_RAW DATA_
== == ==

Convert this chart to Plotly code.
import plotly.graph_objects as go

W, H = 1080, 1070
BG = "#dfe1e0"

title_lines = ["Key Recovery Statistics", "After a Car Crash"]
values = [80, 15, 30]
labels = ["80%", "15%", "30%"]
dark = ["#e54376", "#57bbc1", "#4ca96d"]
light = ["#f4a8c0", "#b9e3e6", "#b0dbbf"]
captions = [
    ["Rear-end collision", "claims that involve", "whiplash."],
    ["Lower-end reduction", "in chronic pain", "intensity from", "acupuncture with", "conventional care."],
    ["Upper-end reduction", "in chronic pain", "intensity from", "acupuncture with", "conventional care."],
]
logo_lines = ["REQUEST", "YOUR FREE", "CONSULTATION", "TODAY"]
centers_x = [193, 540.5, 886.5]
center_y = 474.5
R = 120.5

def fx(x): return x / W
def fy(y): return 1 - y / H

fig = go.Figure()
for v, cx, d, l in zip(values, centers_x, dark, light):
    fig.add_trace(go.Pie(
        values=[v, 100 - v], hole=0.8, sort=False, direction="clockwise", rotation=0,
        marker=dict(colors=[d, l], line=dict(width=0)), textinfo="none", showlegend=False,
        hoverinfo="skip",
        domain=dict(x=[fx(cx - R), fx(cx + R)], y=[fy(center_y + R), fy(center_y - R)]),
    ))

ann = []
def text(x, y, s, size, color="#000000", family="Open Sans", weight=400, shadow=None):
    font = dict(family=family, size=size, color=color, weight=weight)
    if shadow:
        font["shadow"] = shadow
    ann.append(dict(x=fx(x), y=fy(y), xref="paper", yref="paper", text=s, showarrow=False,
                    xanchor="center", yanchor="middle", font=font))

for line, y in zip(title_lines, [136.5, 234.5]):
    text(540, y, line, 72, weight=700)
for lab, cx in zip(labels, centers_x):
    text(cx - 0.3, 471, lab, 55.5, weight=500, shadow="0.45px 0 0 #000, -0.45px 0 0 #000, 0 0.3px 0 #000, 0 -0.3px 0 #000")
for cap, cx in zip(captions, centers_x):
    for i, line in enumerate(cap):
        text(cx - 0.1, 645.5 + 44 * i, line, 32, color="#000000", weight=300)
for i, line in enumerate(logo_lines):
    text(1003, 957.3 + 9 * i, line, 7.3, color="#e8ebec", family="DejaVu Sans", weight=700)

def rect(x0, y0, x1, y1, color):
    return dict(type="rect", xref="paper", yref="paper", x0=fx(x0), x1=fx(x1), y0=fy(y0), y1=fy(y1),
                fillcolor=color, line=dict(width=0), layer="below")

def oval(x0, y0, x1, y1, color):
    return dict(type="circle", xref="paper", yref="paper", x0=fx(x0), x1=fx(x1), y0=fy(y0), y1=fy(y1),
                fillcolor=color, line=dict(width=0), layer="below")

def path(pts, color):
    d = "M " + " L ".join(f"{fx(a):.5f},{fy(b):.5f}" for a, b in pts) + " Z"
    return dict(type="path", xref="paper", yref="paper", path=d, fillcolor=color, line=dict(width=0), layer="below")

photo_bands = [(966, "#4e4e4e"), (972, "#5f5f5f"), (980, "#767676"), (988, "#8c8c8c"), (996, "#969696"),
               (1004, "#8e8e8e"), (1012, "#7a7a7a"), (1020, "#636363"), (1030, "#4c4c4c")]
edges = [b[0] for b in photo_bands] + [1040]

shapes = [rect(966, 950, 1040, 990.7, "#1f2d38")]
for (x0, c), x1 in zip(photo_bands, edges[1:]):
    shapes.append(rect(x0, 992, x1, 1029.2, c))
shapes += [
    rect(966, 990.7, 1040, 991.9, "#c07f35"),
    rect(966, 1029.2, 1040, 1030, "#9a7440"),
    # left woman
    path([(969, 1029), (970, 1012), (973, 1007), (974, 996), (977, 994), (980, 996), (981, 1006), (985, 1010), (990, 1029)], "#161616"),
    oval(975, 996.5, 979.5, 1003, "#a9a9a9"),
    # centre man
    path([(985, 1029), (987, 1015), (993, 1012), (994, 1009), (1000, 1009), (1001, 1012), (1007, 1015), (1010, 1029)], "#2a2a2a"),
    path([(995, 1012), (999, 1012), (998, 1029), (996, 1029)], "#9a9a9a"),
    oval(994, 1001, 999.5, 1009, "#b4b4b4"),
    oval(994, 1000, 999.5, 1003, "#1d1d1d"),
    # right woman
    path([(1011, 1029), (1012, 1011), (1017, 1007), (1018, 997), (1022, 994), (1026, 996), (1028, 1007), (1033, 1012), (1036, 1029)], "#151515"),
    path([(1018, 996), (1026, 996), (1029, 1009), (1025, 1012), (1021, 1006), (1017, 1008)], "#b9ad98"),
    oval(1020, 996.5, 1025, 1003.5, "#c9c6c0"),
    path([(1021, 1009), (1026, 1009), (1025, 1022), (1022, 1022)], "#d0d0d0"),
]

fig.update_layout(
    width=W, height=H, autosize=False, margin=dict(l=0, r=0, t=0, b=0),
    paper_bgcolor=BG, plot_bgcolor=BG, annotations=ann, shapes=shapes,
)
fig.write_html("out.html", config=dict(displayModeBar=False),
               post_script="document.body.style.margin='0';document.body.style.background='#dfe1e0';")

== == ==

_YOUR GOAL_
Write the whole listing out again. Keep every line exactly as it is.

_WRITTEN REPLY_
Convert this chart to Plotly code.
import plotly.graph_objects as go

W, H = 1080, 1070
BG = "#dfe1e0"

title_lines = ["Key Recovery Statistics", "After a Car Crash"]
values = [80, 15, 30]
labels = ["80%", "15%", "30%"]
dark = ["#e54376", "#57bbc1", "#4ca96d"]
light = ["#f4a8c0", "#b9e3e6", "#b0dbbf"]
captions = [
    ["Rear-end collision", "claims that involve", "whiplash."],
    ["Lower-end reduction", "in chronic pain", "intensity from", "acupuncture with", "conventional care."],
    ["Upper-end reduction", "in chronic pain", "intensity from", "acupuncture with", "conventional care."],
]
logo_lines = ["REQUEST", "YOUR FREE", "CONSULTATION", "TODAY"]
centers_x = [193, 540.5, 886.5]
center_y = 474.5
R = 120.5

def fx(x): return x / W
def fy(y): return 1 - y / H

fig = go.Figure()
for v, cx, d, l in zip(values, centers_x, dark, light):
    fig.add_trace(go.Pie(
        values=[v, 100 - v], hole=0.8, sort=False, direction="clockwise", rotation=0,
        marker=dict(colors=[d, l], line=dict(width=0)), textinfo="none", showlegend=False,
        hoverinfo="skip",
        domain=dict(x=[fx(cx - R), fx(cx + R)], y=[fy(center_y + R), fy(center_y - R)]),
    ))

ann = []
def text(x, y, s, size, color="#000000", family="Open Sans", weight=400, shadow=None):
    font = dict(family=family, size=size, color=color, weight=weight)
    if shadow:
        font["shadow"] = shadow
    ann.append(dict(x=fx(x), y=fy(y), xref="paper", yref="paper", text=s, showarrow=False,
                    xanchor="center", yanchor="middle", font=font))

for line, y in zip(title_lines, [136.5, 234.5]):
    text(540, y, line, 72, weight=700)
for lab, cx in zip(labels, centers_x):
    text(cx - 0.3, 471, lab, 55.5, weight=500, shadow="0.45px 0 0 #000, -0.45px 0 0 #000, 0 0.3px 0 #000, 0 -0.3px 0 #000")
for cap, cx in zip(captions, centers_x):
    for i, line in enumerate(cap):
        text(cx - 0.1, 645.5 + 44 * i, line, 32, color="#000000", weight=300)
for i, line in enumerate(logo_lines):
    text(1003, 957.3 + 9 * i, line, 7.3, color="#e8ebec", family="DejaVu Sans", weight=700)

def rect(x0, y0, x1, y1, color):
    return dict(type="rect", xref="paper", yref="paper", x0=fx(x0), x1=fx(x1), y0=fy(y0), y1=fy(y1),
                fillcolor=color, line=dict(width=0), layer="below")

def oval(x0, y0, x1, y1, color):
    return dict(type="circle", xref="paper", yref="paper", x0=fx(x0), x1=fx(x1), y0=fy(y0), y1=fy(y1),
                fillcolor=color, line=dict(width=0), layer="below")

def path(pts, color):
    d = "M " + " L ".join(f"{fx(a):.5f},{fy(b):.5f}" for a, b in pts) + " Z"
    return dict(type="path", xref="paper", yref="paper", path=d, fillcolor=color, line=dict(width=0), layer="below")

photo_bands = [(966, "#4e4e4e"), (972, "#5f5f5f"), (980, "#767676"), (988, "#8c8c8c"), (996, "#969696"),
               (1004, "#8e8e8e"), (1012, "#7a7a7a"), (1020, "#636363"), (1030, "#4c4c4c")]
edges = [b[0] for b in photo_bands] + [1040]

shapes = [rect(966, 950, 1040, 990.7, "#1f2d38")]
for (x0, c), x1 in zip(photo_bands, edges[1:]):
    shapes.append(rect(x0, 992, x1, 1029.2, c))
shapes += [
    rect(966, 990.7, 1040, 991.9, "#c07f35"),
    rect(966, 1029.2, 1040, 1030, "#9a7440"),
    # left woman
    path([(969, 1029), (970, 1012), (973, 1007), (974, 996), (977, 994), (980, 996), (981, 1006), (985, 1010), (990, 1029)], "#161616"),
    oval(975, 996.5, 979.5, 1003, "#a9a9a9"),
    # centre man
    path([(985, 1029), (987, 1015), (993, 1012), (994, 1009), (1000, 1009), (1001, 1012), (1007, 1015), (1010, 1029)], "#2a2a2a"),
    path([(995, 1012), (999, 1012), (998, 1029), (996, 1029)], "#9a9a9a"),
    oval(994, 1001, 999.5, 1009, "#b4b4b4"),
    oval(994, 1000, 999.5, 1003, "#1d1d1d"),
    # right woman
    path([(1011, 1029), (1012, 1011), (1017, 1007), (1018, 997), (1022, 994), (1026, 996), (1028, 1007), (1033, 1012), (1036, 1029)], "#151515"),
    path([(1018, 996), (1026, 996), (1029, 1009), (1025, 1012), (1021, 1006), (1017, 1008)], "#b9ad98"),
    oval(1020, 996.5, 1025, 1003.5, "#c9c6c0"),
    path([(1021, 1009), (1026, 1009), (1025, 1022), (1022, 1022)], "#d0d0d0"),
]

fig.update_layout(
    width=W, height=H, autosize=False, margin=dict(l=0, r=0, t=0, b=0),
    paper_bgcolor=BG, plot_bgcolor=BG, annotations=ann, shapes=shapes,
)
fig.write_html("out.html", config=dict(displayModeBar=False),
               post_script="document.body.style.margin='0';document.body.style.background='#dfe1e0';")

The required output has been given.